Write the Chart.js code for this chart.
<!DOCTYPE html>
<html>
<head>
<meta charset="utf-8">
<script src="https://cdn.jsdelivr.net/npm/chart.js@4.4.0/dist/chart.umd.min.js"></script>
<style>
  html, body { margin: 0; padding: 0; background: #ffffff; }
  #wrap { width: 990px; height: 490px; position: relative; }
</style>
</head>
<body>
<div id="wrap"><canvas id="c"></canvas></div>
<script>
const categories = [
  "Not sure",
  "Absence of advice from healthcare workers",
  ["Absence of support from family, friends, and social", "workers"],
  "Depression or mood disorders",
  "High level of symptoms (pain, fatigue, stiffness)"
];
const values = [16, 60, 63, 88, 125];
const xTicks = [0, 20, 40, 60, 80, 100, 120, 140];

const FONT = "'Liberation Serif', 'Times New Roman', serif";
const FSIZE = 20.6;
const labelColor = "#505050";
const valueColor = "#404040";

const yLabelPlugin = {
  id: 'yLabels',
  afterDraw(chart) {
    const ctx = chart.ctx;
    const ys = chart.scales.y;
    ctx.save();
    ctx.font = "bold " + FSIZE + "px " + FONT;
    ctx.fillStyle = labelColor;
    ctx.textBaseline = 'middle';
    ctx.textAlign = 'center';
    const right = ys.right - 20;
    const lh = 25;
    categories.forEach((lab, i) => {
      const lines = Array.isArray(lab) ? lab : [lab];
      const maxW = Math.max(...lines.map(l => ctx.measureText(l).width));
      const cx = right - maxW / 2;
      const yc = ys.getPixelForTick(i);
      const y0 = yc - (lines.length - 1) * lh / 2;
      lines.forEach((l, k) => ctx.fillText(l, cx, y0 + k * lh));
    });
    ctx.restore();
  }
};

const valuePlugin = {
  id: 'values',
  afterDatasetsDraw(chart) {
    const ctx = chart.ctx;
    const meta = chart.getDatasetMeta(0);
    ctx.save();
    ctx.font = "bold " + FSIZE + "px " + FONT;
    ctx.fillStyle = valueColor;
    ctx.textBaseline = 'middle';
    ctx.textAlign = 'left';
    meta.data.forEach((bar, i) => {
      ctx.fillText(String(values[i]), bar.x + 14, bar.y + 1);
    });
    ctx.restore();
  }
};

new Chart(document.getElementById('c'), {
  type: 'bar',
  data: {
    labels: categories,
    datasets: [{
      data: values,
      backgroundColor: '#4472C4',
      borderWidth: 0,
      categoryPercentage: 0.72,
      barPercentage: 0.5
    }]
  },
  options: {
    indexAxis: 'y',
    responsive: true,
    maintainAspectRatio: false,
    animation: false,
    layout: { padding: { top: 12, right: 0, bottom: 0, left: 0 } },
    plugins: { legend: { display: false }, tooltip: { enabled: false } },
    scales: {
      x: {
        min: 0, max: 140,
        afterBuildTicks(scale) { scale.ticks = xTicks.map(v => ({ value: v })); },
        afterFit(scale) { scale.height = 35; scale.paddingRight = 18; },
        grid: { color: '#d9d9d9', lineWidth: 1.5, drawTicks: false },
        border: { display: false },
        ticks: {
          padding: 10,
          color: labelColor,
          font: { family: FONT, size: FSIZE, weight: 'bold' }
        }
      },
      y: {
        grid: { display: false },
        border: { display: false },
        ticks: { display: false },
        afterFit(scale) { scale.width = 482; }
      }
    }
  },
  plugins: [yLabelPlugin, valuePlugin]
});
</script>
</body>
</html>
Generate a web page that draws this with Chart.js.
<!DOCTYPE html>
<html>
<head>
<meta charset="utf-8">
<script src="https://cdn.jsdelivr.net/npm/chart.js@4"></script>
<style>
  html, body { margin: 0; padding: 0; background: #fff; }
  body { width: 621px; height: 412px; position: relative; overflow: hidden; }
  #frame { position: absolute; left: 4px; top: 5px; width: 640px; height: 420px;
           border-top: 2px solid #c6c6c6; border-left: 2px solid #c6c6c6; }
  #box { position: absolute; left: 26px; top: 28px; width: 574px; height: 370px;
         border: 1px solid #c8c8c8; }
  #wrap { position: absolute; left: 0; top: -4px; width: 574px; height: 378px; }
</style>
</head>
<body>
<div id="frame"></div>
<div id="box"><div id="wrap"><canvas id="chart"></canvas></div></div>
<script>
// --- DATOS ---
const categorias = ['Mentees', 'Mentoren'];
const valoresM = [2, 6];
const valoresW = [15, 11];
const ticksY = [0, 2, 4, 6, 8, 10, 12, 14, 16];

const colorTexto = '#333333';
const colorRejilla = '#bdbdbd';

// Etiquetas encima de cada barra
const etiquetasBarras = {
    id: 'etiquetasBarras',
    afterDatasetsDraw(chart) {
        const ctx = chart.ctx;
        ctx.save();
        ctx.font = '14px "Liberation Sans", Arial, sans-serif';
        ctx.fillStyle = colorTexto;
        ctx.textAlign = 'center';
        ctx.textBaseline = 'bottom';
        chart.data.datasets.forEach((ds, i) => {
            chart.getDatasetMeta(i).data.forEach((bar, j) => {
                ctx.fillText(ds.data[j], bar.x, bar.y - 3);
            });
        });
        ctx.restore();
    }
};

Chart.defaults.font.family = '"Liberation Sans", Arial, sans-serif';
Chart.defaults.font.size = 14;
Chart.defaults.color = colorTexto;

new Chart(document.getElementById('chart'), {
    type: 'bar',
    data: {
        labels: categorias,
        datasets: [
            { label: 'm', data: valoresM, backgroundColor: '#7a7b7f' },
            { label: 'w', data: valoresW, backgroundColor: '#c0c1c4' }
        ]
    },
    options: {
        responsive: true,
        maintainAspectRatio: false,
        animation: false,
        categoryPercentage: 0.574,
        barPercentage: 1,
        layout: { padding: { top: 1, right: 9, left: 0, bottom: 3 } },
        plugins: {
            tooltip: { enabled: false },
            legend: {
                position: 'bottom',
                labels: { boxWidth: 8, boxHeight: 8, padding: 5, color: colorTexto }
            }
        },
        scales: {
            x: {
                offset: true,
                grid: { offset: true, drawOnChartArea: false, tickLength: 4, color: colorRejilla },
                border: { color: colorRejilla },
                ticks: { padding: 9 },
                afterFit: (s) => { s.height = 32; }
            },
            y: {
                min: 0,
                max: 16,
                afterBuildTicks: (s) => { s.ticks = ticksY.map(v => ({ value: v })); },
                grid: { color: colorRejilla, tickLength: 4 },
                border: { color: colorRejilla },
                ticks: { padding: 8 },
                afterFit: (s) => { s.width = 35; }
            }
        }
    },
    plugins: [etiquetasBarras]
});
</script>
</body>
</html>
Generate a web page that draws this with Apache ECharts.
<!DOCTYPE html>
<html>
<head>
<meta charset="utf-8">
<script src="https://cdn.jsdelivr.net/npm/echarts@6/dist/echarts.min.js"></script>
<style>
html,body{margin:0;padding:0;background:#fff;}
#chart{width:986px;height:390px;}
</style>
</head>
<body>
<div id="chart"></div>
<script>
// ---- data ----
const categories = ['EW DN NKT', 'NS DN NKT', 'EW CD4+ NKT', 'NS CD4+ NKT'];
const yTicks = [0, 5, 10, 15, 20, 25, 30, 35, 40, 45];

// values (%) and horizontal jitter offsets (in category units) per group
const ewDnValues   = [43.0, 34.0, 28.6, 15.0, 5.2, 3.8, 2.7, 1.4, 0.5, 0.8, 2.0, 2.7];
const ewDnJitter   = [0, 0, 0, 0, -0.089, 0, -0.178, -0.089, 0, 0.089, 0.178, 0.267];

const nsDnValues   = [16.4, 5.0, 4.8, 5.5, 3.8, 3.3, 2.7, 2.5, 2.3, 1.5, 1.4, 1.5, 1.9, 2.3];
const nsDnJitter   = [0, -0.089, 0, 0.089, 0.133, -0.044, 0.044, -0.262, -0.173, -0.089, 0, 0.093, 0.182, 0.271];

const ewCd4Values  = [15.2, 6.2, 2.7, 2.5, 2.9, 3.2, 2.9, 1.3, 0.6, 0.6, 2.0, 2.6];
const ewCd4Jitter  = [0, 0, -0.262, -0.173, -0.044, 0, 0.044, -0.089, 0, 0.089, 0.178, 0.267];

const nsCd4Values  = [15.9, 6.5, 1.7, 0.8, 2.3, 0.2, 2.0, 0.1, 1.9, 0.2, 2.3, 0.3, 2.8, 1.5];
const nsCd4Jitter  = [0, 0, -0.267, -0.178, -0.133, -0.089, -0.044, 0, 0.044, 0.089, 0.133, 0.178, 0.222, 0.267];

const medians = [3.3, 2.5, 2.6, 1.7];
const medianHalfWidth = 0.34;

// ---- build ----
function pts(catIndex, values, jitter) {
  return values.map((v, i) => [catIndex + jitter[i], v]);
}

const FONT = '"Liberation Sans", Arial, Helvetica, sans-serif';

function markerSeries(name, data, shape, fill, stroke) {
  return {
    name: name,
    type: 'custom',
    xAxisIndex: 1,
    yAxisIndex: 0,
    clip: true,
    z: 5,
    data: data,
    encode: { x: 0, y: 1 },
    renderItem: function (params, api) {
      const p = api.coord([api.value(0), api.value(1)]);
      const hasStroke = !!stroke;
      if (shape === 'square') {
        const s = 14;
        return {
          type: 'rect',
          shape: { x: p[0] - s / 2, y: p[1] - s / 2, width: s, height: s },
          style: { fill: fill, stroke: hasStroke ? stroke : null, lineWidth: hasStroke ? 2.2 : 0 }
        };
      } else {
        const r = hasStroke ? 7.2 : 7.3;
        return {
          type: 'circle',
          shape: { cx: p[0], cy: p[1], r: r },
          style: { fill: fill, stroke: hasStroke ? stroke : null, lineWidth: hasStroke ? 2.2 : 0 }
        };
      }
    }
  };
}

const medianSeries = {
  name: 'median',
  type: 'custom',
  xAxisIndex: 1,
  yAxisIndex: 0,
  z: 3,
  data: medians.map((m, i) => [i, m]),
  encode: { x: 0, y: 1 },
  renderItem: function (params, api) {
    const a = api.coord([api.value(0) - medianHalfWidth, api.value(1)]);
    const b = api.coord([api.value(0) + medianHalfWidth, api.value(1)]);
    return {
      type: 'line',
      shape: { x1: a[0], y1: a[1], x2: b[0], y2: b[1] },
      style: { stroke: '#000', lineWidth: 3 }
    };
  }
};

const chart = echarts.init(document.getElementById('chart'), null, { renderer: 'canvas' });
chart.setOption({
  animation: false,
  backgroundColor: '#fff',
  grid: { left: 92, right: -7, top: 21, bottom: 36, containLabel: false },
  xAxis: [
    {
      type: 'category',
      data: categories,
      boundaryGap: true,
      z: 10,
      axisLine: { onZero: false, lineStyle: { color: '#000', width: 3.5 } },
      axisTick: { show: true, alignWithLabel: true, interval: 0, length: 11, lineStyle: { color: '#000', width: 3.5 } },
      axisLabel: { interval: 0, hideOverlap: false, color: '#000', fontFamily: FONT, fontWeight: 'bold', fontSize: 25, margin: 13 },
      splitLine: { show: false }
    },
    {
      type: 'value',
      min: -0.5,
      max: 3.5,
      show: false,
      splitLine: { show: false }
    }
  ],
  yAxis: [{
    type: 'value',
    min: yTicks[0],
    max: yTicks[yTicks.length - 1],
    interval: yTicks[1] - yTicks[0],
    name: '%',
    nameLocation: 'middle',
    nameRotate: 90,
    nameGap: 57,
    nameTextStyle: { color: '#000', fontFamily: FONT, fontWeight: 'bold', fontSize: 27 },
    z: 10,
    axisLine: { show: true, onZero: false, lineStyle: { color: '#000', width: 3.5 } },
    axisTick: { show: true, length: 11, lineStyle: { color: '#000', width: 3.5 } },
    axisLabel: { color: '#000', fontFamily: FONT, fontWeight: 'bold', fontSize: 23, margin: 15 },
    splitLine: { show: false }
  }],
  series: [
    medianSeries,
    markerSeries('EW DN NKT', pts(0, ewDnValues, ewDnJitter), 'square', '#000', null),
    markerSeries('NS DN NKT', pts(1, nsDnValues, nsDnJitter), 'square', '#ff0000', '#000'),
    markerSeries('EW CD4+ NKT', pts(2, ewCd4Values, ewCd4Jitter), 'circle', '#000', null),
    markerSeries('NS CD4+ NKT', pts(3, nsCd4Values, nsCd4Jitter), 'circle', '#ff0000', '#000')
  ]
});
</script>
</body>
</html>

▶ **Prompt**: Only the lines from the start of the data to the line holding "const xTicks = [0, 20, 40, 60, 80, 100, 120, 140];" are wanted; return them exactly, both ends included.

▶ **Response below**:
Write the Chart.js code for this chart.
<!DOCTYPE html>
<html>
<head>
<meta charset="utf-8">
<script src="https://cdn.jsdelivr.net/npm/chart.js@4.4.0/dist/chart.umd.min.js"></script>
<style>
  html, body { margin: 0; padding: 0; background: #ffffff; }
  #wrap { width: 990px; height: 490px; position: relative; }
</style>
</head>
<body>
<div id="wrap"><canvas id="c"></canvas></div>
<script>
const categories = [
  "Not sure",
  "Absence of advice from healthcare workers",
  ["Absence of support from family, friends, and social", "workers"],
  "Depression or mood disorders",
  "High level of symptoms (pain, fatigue, stiffness)"
];
const values = [16, 60, 63, 88, 125];
const xTicks = [0, 20, 40, 60, 80, 100, 120, 140];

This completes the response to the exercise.